A praga do ´´jabá´´
Poucos conhecem tão bem o mercado fonográfico brasileiro como o maestro Marcus Vinicius de Andrade. E poucos têm se manifestado tão frontalmente contra "a ação predatória" das gravadoras multinacionais nesse cenário como ele. Presidente da AMAR - Associação de Músicos, Arranjadores e Regentes, Marcus Vinicius integra o Comitê Ibero-americano da Confederação Internacional de Sociedades de Autores e Compositores (CISAC), e é o diretor-artístico do selo discográfico CPC-UMES.
A seguir, uma série de artigos que ele escreveu no ano passado denunciando o "jabá", prática recorrente das gravadoras Warner, Sony, Universal, BMG e Emi, que pagam para que suas gravações sejam executadas.
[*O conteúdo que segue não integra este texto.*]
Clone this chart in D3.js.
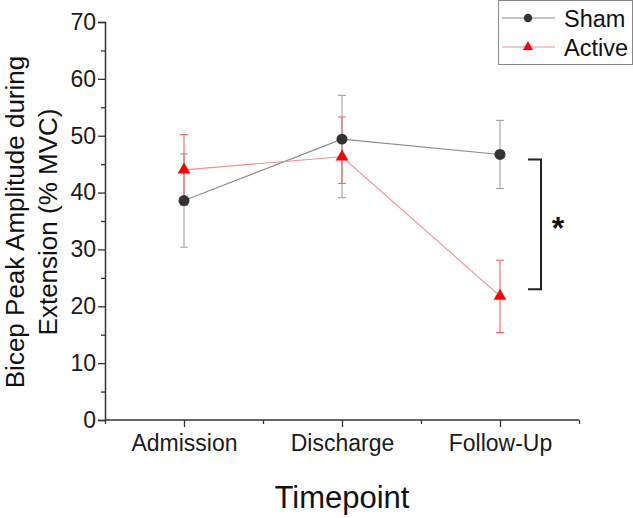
<!DOCTYPE html>
<html>
<head>
<meta charset="utf-8">
<script src="https://cdn.jsdelivr.net/npm/d3@7"></script>
<style>
html,body{margin:0;padding:0;background:#fff;}
svg{display:block;}
</style>
</head>
<body>
<svg id="chart" width="633" height="518"></svg>
<script>
const categories = ["Admission", "Discharge", "Follow-Up"];
const shamValues = [38.6, 49.4, 46.7];
const shamErrUp = [8.2, 7.7, 6.0];
const shamErrDown = [8.2, 10.3, 6.0];
const activeValues = [44.0, 46.3, 21.8];
const activeErrUp = [6.2, 7.0, 6.3];
const activeErrDown = [6.2, 4.7, 6.4];
const yTicks = [0, 10, 20, 30, 40, 50, 60, 70];
const yMinorTicks = [5, 15, 25, 35, 45, 55, 65];
const bracketRange = [45.8, 23.0];

const FONT = "'Liberation Sans', Arial, sans-serif";
const svg = d3.select("#chart").attr("font-family", FONT);
const mLeft = 105, mRight = 579, mTop = 22, mBottom = 420;

const x = d3.scaleLinear().domain([0.5, 3.5]).range([mLeft, mRight]);
const y = d3.scaleLinear().domain([0, 70]).range([mBottom, mTop]);
const axisColor = "#333";

// Y axis
const yAxis = d3.axisLeft(y).tickValues(yTicks).tickSize(7).tickPadding(2).tickFormat(d3.format("d"));
const gy = svg.append("g").attr("transform", `translate(${mLeft},0)`).call(yAxis)
  .attr("font-family", FONT).attr("font-size", 23);
gy.select(".domain").attr("stroke", axisColor).attr("stroke-width", 1.5);
gy.selectAll(".tick line").attr("stroke", axisColor).attr("stroke-width", 1.3);
gy.selectAll(".tick text").attr("fill", "#1a1a1a");
const gyMinor = svg.append("g").attr("transform", `translate(${mLeft},0)`)
  .call(d3.axisLeft(y).tickValues(yMinorTicks).tickSize(4).tickFormat(""));
gyMinor.select(".domain").remove();
gyMinor.selectAll(".tick line").attr("stroke", axisColor).attr("stroke-width", 1.3);

// X axis
const xAxis = d3.axisBottom(x).tickValues([1, 2, 3]).tickSize(7).tickPadding(8)
  .tickFormat((d) => categories[d - 1]);
const gx = svg.append("g").attr("transform", `translate(0,${mBottom})`).call(xAxis)
  .attr("font-family", FONT).attr("font-size", 23);
gx.select(".domain").attr("stroke", axisColor).attr("stroke-width", 1.5).attr("d", `M${mLeft},0H${mRight}`);
gx.selectAll(".tick line").attr("stroke", axisColor).attr("stroke-width", 1.3);
gx.selectAll(".tick text").attr("fill", "#1a1a1a");
const gxMinor = svg.append("g").attr("transform", `translate(0,${mBottom})`)
  .call(d3.axisBottom(x).tickValues([0.5, 1.5, 2.5, 3.5]).tickSize(4).tickFormat(""));
gxMinor.select(".domain").remove();
gxMinor.selectAll(".tick line").attr("stroke", axisColor).attr("stroke-width", 1.3);

// Axis titles
svg.append("text").attr("x", x(2)).attr("y", 508).attr("text-anchor", "middle")
  .attr("font-size", 31).attr("fill", "#111").text("Timepoint");
const yl = svg.append("text").attr("transform", `translate(0,222) rotate(-90)`)
  .attr("text-anchor", "middle").attr("font-size", 26).attr("fill", "#111");
yl.append("tspan").attr("x", 0).attr("y", 24).text("Bicep Peak Amplitude during");
yl.append("tspan").attr("x", 0).attr("y", 57).text("Extension (% MVC)");

const idx = categories.map((c, i) => i + 1);
const series = [
  {name: "Sham", vals: shamValues, up: shamErrUp, down: shamErrDown, line: "#8a8a8a", err: "#a0a0a0", mark: "#333", shape: d3.symbolCircle, size: 95, lsize: 55},
  {name: "Active", vals: activeValues, up: activeErrUp, down: activeErrDown, line: "#f09090", err: "#f06868", mark: "#ff0000", shape: d3.symbolTriangle, size: 70, lsize: 45}
];

const lineGen = d3.line().x((d) => x(d[0])).y((d) => y(d[1]));

// error bars
series.forEach((s) => {
  const g = svg.append("g");
  idx.forEach((xi, i) => {
    const v = s.vals[i], hi = v + s.up[i], lo = v - s.down[i];
    g.append("line").attr("x1", x(xi)).attr("x2", x(xi)).attr("y1", y(hi)).attr("y2", y(lo))
      .attr("stroke", s.err).attr("stroke-width", 1.1);
    [hi, lo].forEach((c) => g.append("line").attr("x1", x(xi) - 4).attr("x2", x(xi) + 4)
      .attr("y1", y(c)).attr("y2", y(c)).attr("stroke", s.err).attr("stroke-width", 1.1));
  });
});
// lines
series.forEach((s) => {
  svg.append("path").datum(idx.map((xi, i) => [xi, s.vals[i]])).attr("d", lineGen)
    .attr("fill", "none").attr("stroke", s.line).attr("stroke-width", 1.1);
});
// markers
series.forEach((s) => {
  svg.append("g").selectAll("path").data(idx.map((xi, i) => [xi, s.vals[i]])).join("path")
    .attr("d", d3.symbol().type(s.shape).size(s.size))
    .attr("transform", (d) => `translate(${x(d[0])},${y(d[1])})`)
    .attr("fill", s.mark);
});

// significance bracket
const bx = 541, bxs = 528;
svg.append("path")
  .attr("d", `M${bxs},${y(bracketRange[0])}H${bx}V${y(bracketRange[1])}H${bxs}`)
  .attr("fill", "none").attr("stroke", "#222").attr("stroke-width", 2);
svg.append("text").attr("x", 558).attr("y", y((bracketRange[0] + bracketRange[1]) / 2) + 15)
  .attr("text-anchor", "middle").attr("font-size", 32).attr("font-weight", "bold").attr("fill", "#111").text("*");

// legend
const lg = svg.append("g");
lg.append("rect").attr("x", 498.5).attr("y", 0.5).attr("width", 134).attr("height", 64)
  .attr("fill", "#fff").attr("stroke", "#888").attr("stroke-width", 1);
series.forEach((s, i) => {
  const ly = 18 + i * 29;
  lg.append("line").attr("x1", 502).attr("x2", 555).attr("y1", ly).attr("y2", ly)
    .attr("stroke", s.line).attr("stroke-width", 1.1);
  lg.append("path").attr("d", d3.symbol().type(s.shape).size(s.lsize))
    .attr("transform", `translate(528,${ly})`).attr("fill", s.mark);
  lg.append("text").attr("x", 564).attr("y", ly + 9).attr("font-size", 23.5).attr("fill", "#111").text(s.name);
});
</script>
</body>
</html>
A leitura desses textos é indispensável para quem quer entender melhor porque a boa música brasileira não toca nas rádios. Boa leitura!
A honra e o prazer
As indicações para o 2º Prêmio Tim de Música, divulgadas no dia 16 de junho, sugerem uma reflexão sobre a situação do mercado nacional, assolado pela ação predatória de cinco gravadoras multinacionais - Warner, Sony, Universal, BMG e Emi.
Das 102 indicações para premiação, elas obtiveram apenas 28 - 9 concentradas na categoria Pop/Rock. As 74 indicações restantes distribuíram-se por 26 gravadoras nacionais, incluindo a Som Livre, das Organizações Globo, que recebeu 4, e 5 produções independentes.
Não se pode dizer que o Prêmio Tim apresente critérios de seleção desfavoráveis às cinco irmãs. As 12 categorias são MPB, Pop/Rock, Samba, Canção Popular, Regional, Instrumental, Especiais, Melhor Canção, Arranjador, Revelação, Projeto Visual e Voto Popular. MPB e Samba, juntas, têm 24 indicações, 3 a menos que Pop/Rock e a curiosa categoria Canção Popular somadas. No item Especiais, há 3 indicações de CDs gravados em língua estrangeira. Não existe sequer, de forma individualizada, a categoria Choro, onde a produção das cinco multinacionais é nula.
O conglomerado Telecom Itália, também entusiasta dos métodos monopolistas, não iria cometer a imprevidência de aceitar que em seu nome fossem estabelecidos critérios para favorecer as gravadoras nacionais e a produção independente, contra seus pares.
Então, as perguntas que não querem calar são as seguintes: como essas cinco gravadoras conseguem ocupar 85% do espaço das emissoras de rádio e televisão, dedicado à música, e 85% do mercado de venda de CDs? Por que as gravadoras nacionais, apresentando uma produção comprovadamente diversificada e de qualidade, não passam de 15% e sem a Som Livre não chegam a 3% desses dois mercados que caminham em paralelo? A resposta cabe numa palavra: jabá.
Warner, Sony, Universal, BMG e Emi pagam para que suas gravações sejam executadas. E o que é pior: não pagam só para executar Zeca Pagodinho, Fundo de Quintal, Lulu Santos, Daniela Mercury, Caetano Veloso, Maria Rita, os trinta e poucos artistas que restaram em seus casts, cujo trabalho não prima pela vulgaridade. Pagam principalmente para executar o lixo, aquilo que nem a proverbial cara-de-pau que ostentam lhes permite apresentar a uma seleção como a do Prêmio Tim.
Além de se constituir numa forma acintosa de suborno, para o açambarcamento do espaço público da comunicação, o jabá é um modo de concorrência desleal contra as dezenas de gravadoras nacionais que mantêm a MPB viva. Por incrível que possa parecer, boa parte da verba gasta em jabá pelas cinco multinacionais vem de uma inexplicável isenção do ICMS que as favorece há vários anos.
A conseqüência dessa ação predatória contra o nosso mercado musical é que de 6º lugar no ranking mundial, já caímos para o 13º. Segundo dados fornecidos pela ABPD (Associação Brasileira de Produtores Discográficos), em 2002 foram vendidos 80 milhões de cds, contra 107 milhões em 1997. Responsabilizar os piratas menores é fácil. O difícil, aos maiores, é eximir-se da parte que lhes cabe nesse descalabro.